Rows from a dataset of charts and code
## Start
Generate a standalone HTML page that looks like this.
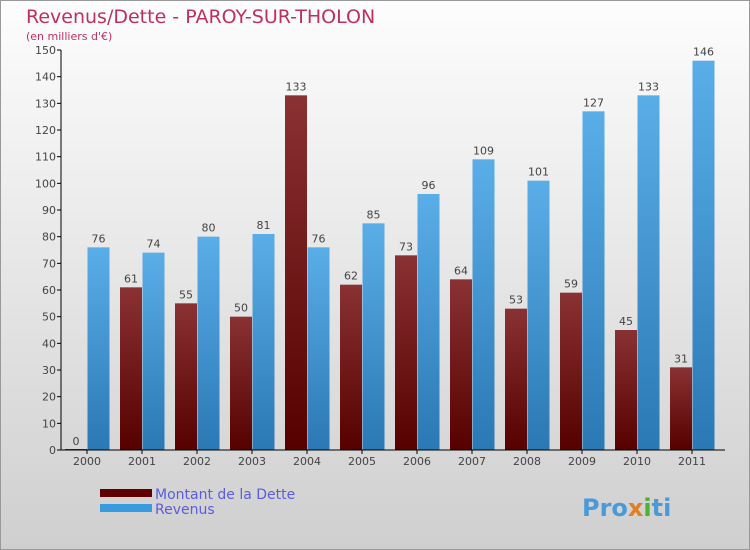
<!DOCTYPE html>
<html><head><meta charset="utf-8"><style>
body{margin:0;width:750px;height:550px;overflow:hidden;font-family:"DejaVu Sans","Liberation Sans",sans-serif}
#wrap{position:absolute;left:0;top:0;width:748px;height:548px;border:1px solid #999;background:linear-gradient(#fdfdfd,#cfcfcf)}
</style></head><body>
<div id="wrap">
<svg id="chart" width="750" height="550" style="position:absolute;left:-1px;top:-1px">
<defs>
<linearGradient id="gd" x1="0" y1="0" x2="0" y2="1"><stop offset="0" stop-color="#8a3233"/><stop offset="1" stop-color="#560000"/></linearGradient>
<linearGradient id="gr" x1="0" y1="0" x2="0" y2="1"><stop offset="0" stop-color="#5aaee8"/><stop offset="1" stop-color="#2a78b4"/></linearGradient>
</defs>
<text x="26" y="23" font-size="19" fill="#c0305e">Revenus/Dette - PAROY-SUR-THOLON</text>
<text x="26" y="40" font-size="11" fill="#c0305e">(en milliers d'€)</text>
<g id="yaxis"></g><g id="bars"></g><g id="xaxis"></g>
<rect x="100" y="489" width="52" height="8" fill="#600000"/>
<text x="155" y="499" font-size="14" fill="#5b5be6">Montant de la Dette</text>
<rect x="100" y="504" width="52" height="8" fill="#3a9ae0"/>
<text x="155" y="514" font-size="14" fill="#5b5be6">Revenus</text>
<text x="582" y="516" font-size="24" font-weight="bold" fill="#4a9ad8">Pro<tspan fill="#e08020">x</tspan><tspan fill="#50b030">i</tspan>ti</text>
</svg>
</div>
<script>
const years=["2000","2001","2002","2003","2004","2005","2006","2007","2008","2009","2010","2011"];
const dette=[0,61,55,50,133,62,73,64,53,59,45,31];
const revenus=[76,74,80,81,76,85,96,109,101,127,133,146];
const yTicks=[0,10,20,30,40,50,60,70,80,90,100,110,120,130,140,150];
const NS="http://www.w3.org/2000/svg";
function y(v){return 450-v*400/150;}
function gx(i){return 65+i*55;}
function mk(t,a,p){const e=document.createElementNS(NS,t);for(const k in a)e.setAttribute(k,a[k]);p.appendChild(e);return e;}
const ya=document.getElementById('yaxis'),ba=document.getElementById('bars'),xa=document.getElementById('xaxis');
const ax=mk('line',{x1:61,y1:50,x2:61,y2:450,stroke:'#000'},ya);


yTicks.forEach(v=>{
  const l=mk('line',{x1:57,x2:61,y1:y(v),y2:y(v),stroke:'#000'},ya);
  
  
  const t=mk('text',{x:56,y:y(v)+4,'text-anchor':'end','font-size':11,fill:'#444'},ya);
  t.textContent=v;
  
  
});
const xl=mk('line',{x1:61,y1:450,x2:725,y2:450,stroke:'#000'},xa);


years.forEach((yr,i)=>{
  const x0=gx(i);
  const d=mk('rect',{x:x0,y:y(dette[i])-(dette[i]===0?1:0),width:22,height:Math.max(1,450-y(dette[i])),fill:'url(#gd)'},ba);
  
  
  const r=mk('rect',{x:x0+22.5,y:y(revenus[i]),width:22,height:450-y(revenus[i]),fill:'url(#gr)'},ba);
  
  
  const dl=mk('text',{x:x0+11,y:y(dette[i])-5,'text-anchor':'middle','font-size':11,fill:'#444'},ba);
  dl.textContent=dette[i];
  
  
  const rl=mk('text',{x:x0+33.5,y:y(revenus[i])-5,'text-anchor':'middle','font-size':11,fill:'#444'},ba);
  rl.textContent=revenus[i];
  
  
  const tk=mk('line',{x1:x0+22,x2:x0+22,y1:450,y2:454,stroke:'#000'},xa);
  
  
  const xt=mk('text',{x:x0+22,y:465,'text-anchor':'middle','font-size':11,fill:'#444'},xa);
  xt.textContent=yr;
  
  
});
</script>
</body></html>
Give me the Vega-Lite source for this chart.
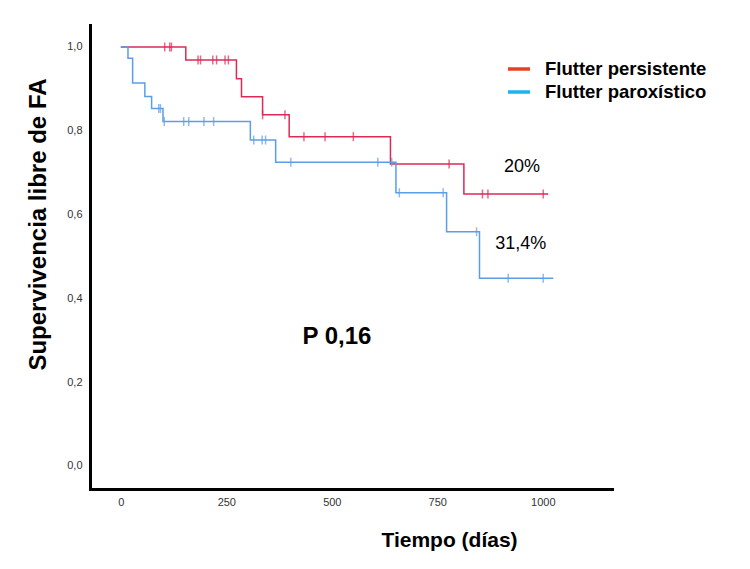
## End
Copy out the entries verbatim and leave the images out.

Generate a standalone HTML page that looks like this.
<!DOCTYPE html>
<html><head><meta charset="utf-8"><style>
body{margin:0;width:750px;height:550px;overflow:hidden;font-family:"DejaVu Sans","Liberation Sans",sans-serif}
#wrap{position:absolute;left:0;top:0;width:748px;height:548px;border:1px solid #999;background:linear-gradient(#fdfdfd,#cfcfcf)}
</style></head><body>
<div id="wrap">
<svg id="chart" width="750" height="550" style="position:absolute;left:-1px;top:-1px">
<defs>
<linearGradient id="gd" x1="0" y1="0" x2="0" y2="1"><stop offset="0" stop-color="#8a3233"/><stop offset="1" stop-color="#560000"/></linearGradient>
<linearGradient id="gr" x1="0" y1="0" x2="0" y2="1"><stop offset="0" stop-color="#5aaee8"/><stop offset="1" stop-color="#2a78b4"/></linearGradient>
</defs>
<text x="26" y="23" font-size="19" fill="#c0305e">Revenus/Dette - PAROY-SUR-THOLON</text>
<text x="26" y="40" font-size="11" fill="#c0305e">(en milliers d'€)</text>
<g id="yaxis"></g><g id="bars"></g><g id="xaxis"></g>
<rect x="100" y="489" width="52" height="8" fill="#600000"/>
<text x="155" y="499" font-size="14" fill="#5b5be6">Montant de la Dette</text>
<rect x="100" y="504" width="52" height="8" fill="#3a9ae0"/>
<text x="155" y="514" font-size="14" fill="#5b5be6">Revenus</text>
<text x="582" y="516" font-size="24" font-weight="bold" fill="#4a9ad8">Pro<tspan fill="#e08020">x</tspan><tspan fill="#50b030">i</tspan>ti</text>
</svg>
</div>
<script>
const years=["2000","2001","2002","2003","2004","2005","2006","2007","2008","2009","2010","2011"];
const dette=[0,61,55,50,133,62,73,64,53,59,45,31];
const revenus=[76,74,80,81,76,85,96,109,101,127,133,146];
const yTicks=[0,10,20,30,40,50,60,70,80,90,100,110,120,130,140,150];
const NS="http://www.w3.org/2000/svg";
function y(v){return 450-v*400/150;}
function gx(i){return 65+i*55;}
function mk(t,a,p){const e=document.createElementNS(NS,t);for(const k in a)e.setAttribute(k,a[k]);p.appendChild(e);return e;}
const ya=document.getElementById('yaxis'),ba=document.getElementById('bars'),xa=document.getElementById('xaxis');
const ax=mk('line',{x1:61,y1:50,x2:61,y2:450,stroke:'#000'},ya);


yTicks.forEach(v=>{
  const l=mk('line',{x1:57,x2:61,y1:y(v),y2:y(v),stroke:'#000'},ya);
  
  
  const t=mk('text',{x:56,y:y(v)+4,'text-anchor':'end','font-size':11,fill:'#444'},ya);
  t.textContent=v;
  
  
});
const xl=mk('line',{x1:61,y1:450,x2:725,y2:450,stroke:'#000'},xa);


years.forEach((yr,i)=>{
  const x0=gx(i);
  const d=mk('rect',{x:x0,y:y(dette[i])-(dette[i]===0?1:0),width:22,height:Math.max(1,450-y(dette[i])),fill:'url(#gd)'},ba);
  
  
  const r=mk('rect',{x:x0+22.5,y:y(revenus[i]),width:22,height:450-y(revenus[i]),fill:'url(#gr)'},ba);
  
  
  const dl=mk('text',{x:x0+11,y:y(dette[i])-5,'text-anchor':'middle','font-size':11,fill:'#444'},ba);
  dl.textContent=dette[i];
  
  
  const rl=mk('text',{x:x0+33.5,y:y(revenus[i])-5,'text-anchor':'middle','font-size':11,fill:'#444'},ba);
  rl.textContent=revenus[i];
  
  
  const tk=mk('line',{x1:x0+22,x2:x0+22,y1:450,y2:454,stroke:'#000'},xa);
  
  
  const xt=mk('text',{x:x0+22,y:465,'text-anchor':'middle','font-size':11,fill:'#444'},xa);
  xt.textContent=yr;
  
  
});
</script>
</body></html>
Give me the Vega-Lite source for this chart.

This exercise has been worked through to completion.